From this angle Banaji is perfectly right to insist that we cannot characterise social orders and their dynamics simply in terms of relations of exploitation at the point of production, as they appear directly as master-slave, landlord-tenant or employer-worker relations. He slightly suggests that we may be able to characterise them in terms of the incentives and aspirations of the elite or ruling classes. This is helpful - for example, in pointing to the land-hunger which landlord classes shared with peasants - but still deficient, because it does not analyse the material division of labour as a whole-society practice.

Base and Superstructure

What I have just said is as 'revisionist' of Marx and Engels as Banaji's argument is, so I should be explicit about it. It is conventional Marxism to divide the economic 'base' from the political, religious, cultural, etc, 'superstructure'. The point I am making is that the 'base' is the total material division of labour in the society, not those forms which are immediately analogous to the capitalist 'economy'. In this context, the family form and - more strikingly - the state and the institutions of redistribution (whether or not religious) are both elements of the material division of labour, hence part of the 'base', not part of the 'superstructure'.

Applying this approach involves real complexities. It is certainly the case that a large part of both law, and other forms of state self-image, and of religious doctrine is genuinely superstructural. To take an instance from law, in the medieval period both Christendom and Islam adopted fixed-share rules affecting inheritance. These rules tended to produce fragmentation of estates, and in both social orders landlord classes found ways to evade them. But the legal doctrines adopted for this purpose are wildly different: the Muslim waqf purports to be a perpetual charity for 'poor' relations; the continental fideicommissum imposes a personal obligation on one 'absolute' owner to hand over to the next in succession; the English entail/settlement divides ownership into time-slices. The problem posed is to disentangle the aspect of law which is expressive of underlying social relations of production, from the aspect of law which is expressive merely of the intellectual creativity of lawyers.

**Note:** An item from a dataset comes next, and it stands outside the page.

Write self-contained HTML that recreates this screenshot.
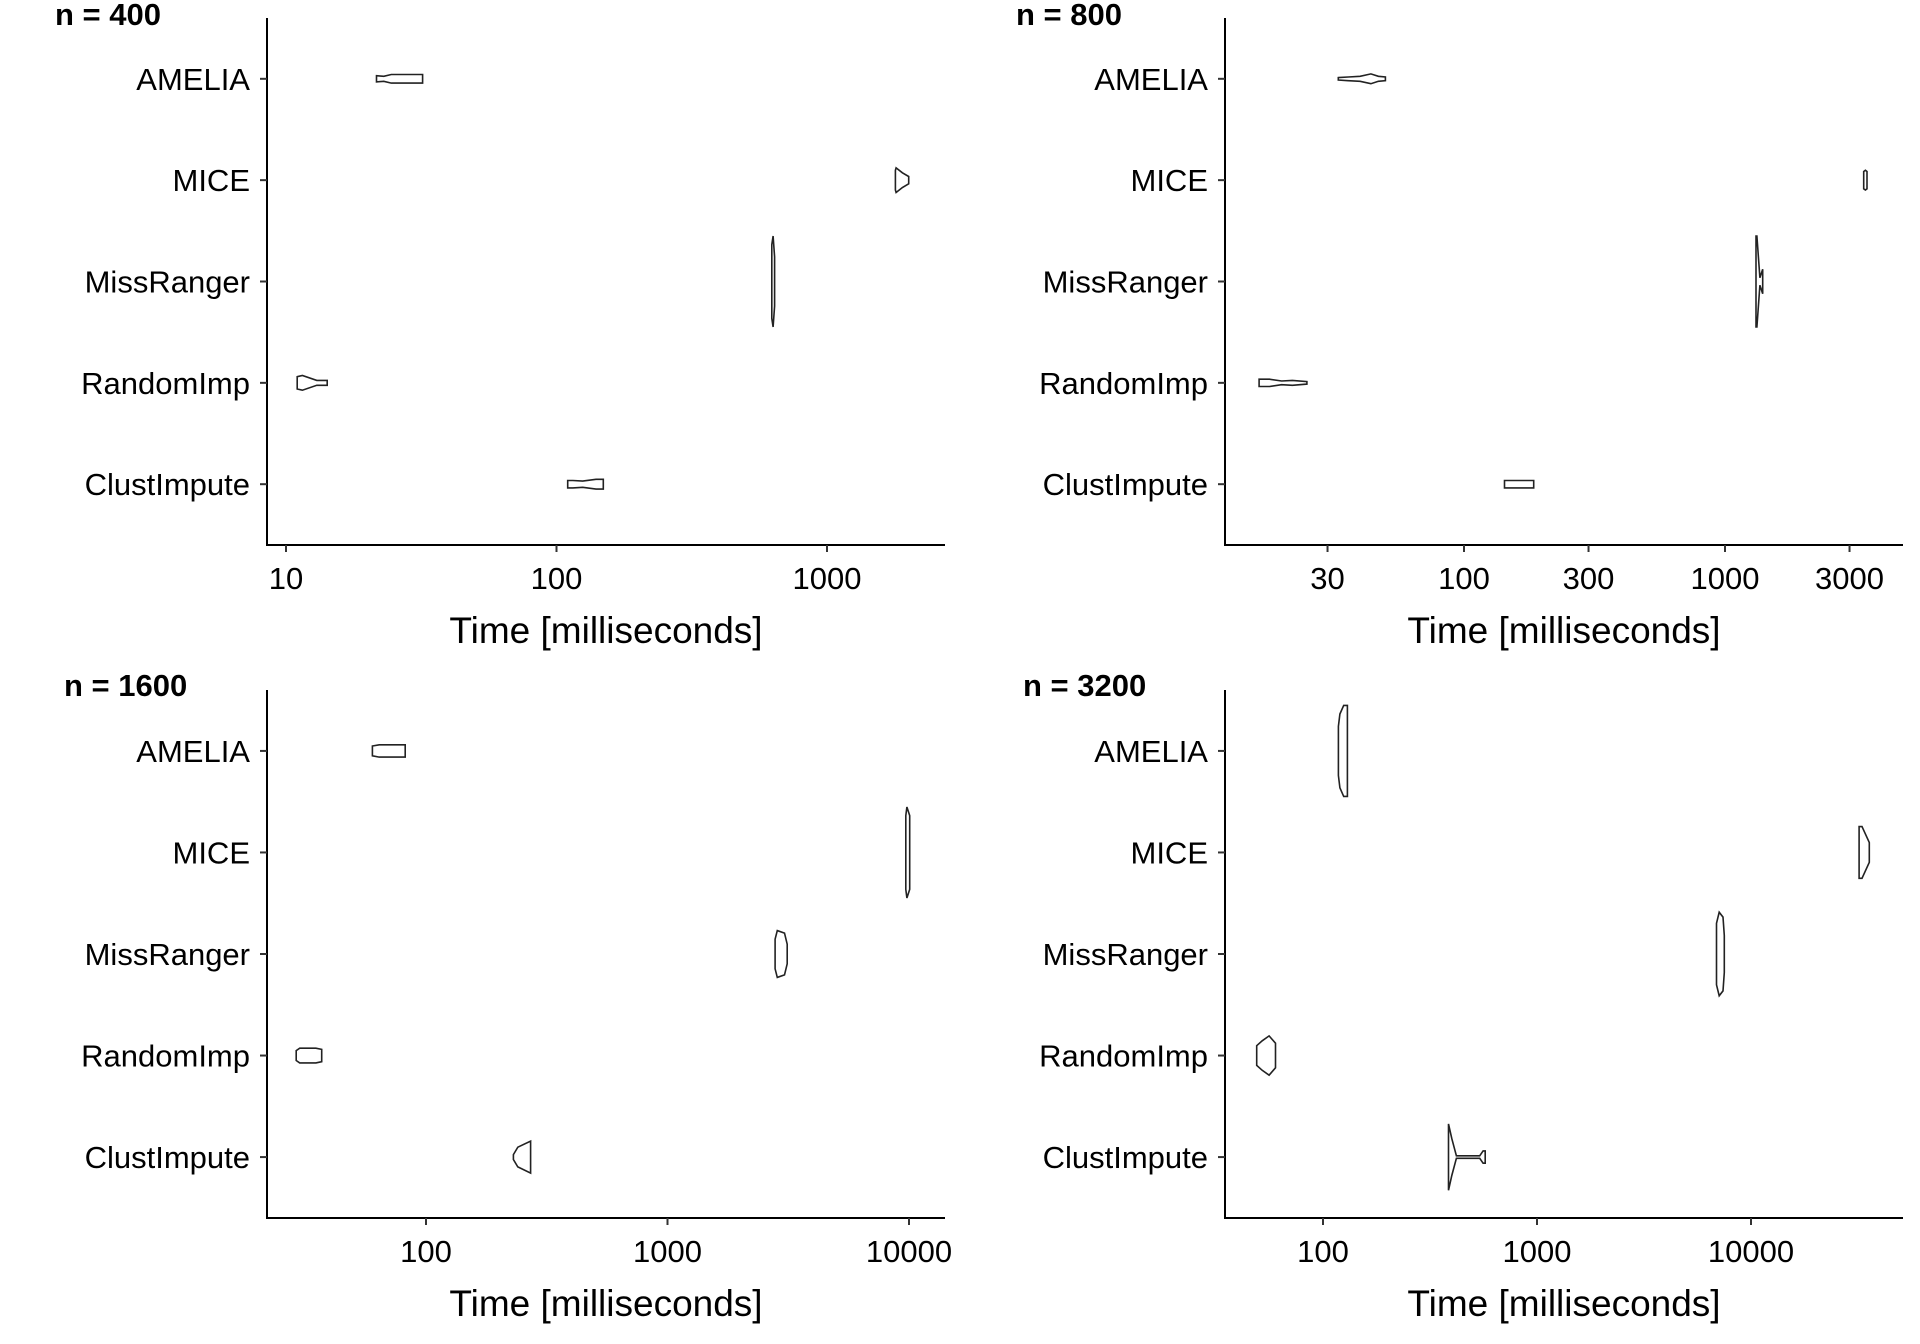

The same problem applies with equal or more force to religious doctrine and institutions (to the extent that legal and religious institutions can be themselves disentangled from one another, which is quite variable at different periods and in different countries).

It is, nonetheless, both possible and necessary that this work should be done. The reason is that neither states nor religious institutions are simple parasites on an imagined private-choice economy. They do real material jobs, and to understand the social division of labour, and hence the 'social relations of production', we need to distinguish the real jobs from the parasitic aspects.

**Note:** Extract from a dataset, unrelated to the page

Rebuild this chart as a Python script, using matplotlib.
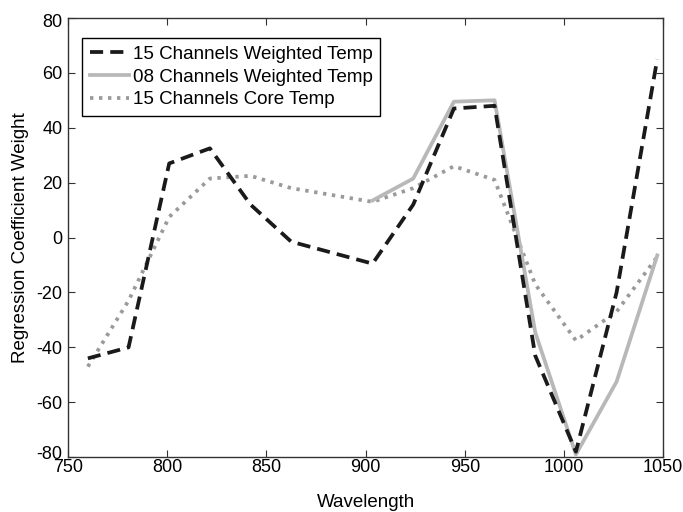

One last point should be made in this context. Whatever their particular forms, private property, the family and class division set up competition between families and reasons to aspire to you or your family climbing rather than sliding down the greasy pole. This set-up is prima facie competitive and therefore a dynamic element in social order. The state, and religious redistribution, are in contrast prima facie conservative institutions. Only prima facie: states may exploit by conquest; temples or monasteries may compete among themselves. But this point provides a limited reason for supposing that we should characterise societies, or historical periods, primarily by their class forms - even if 'their class forms' does not mean counting the frequency of the relations of master and slave, lord and man, or employer and employee. We will return to this point in the third part of this review.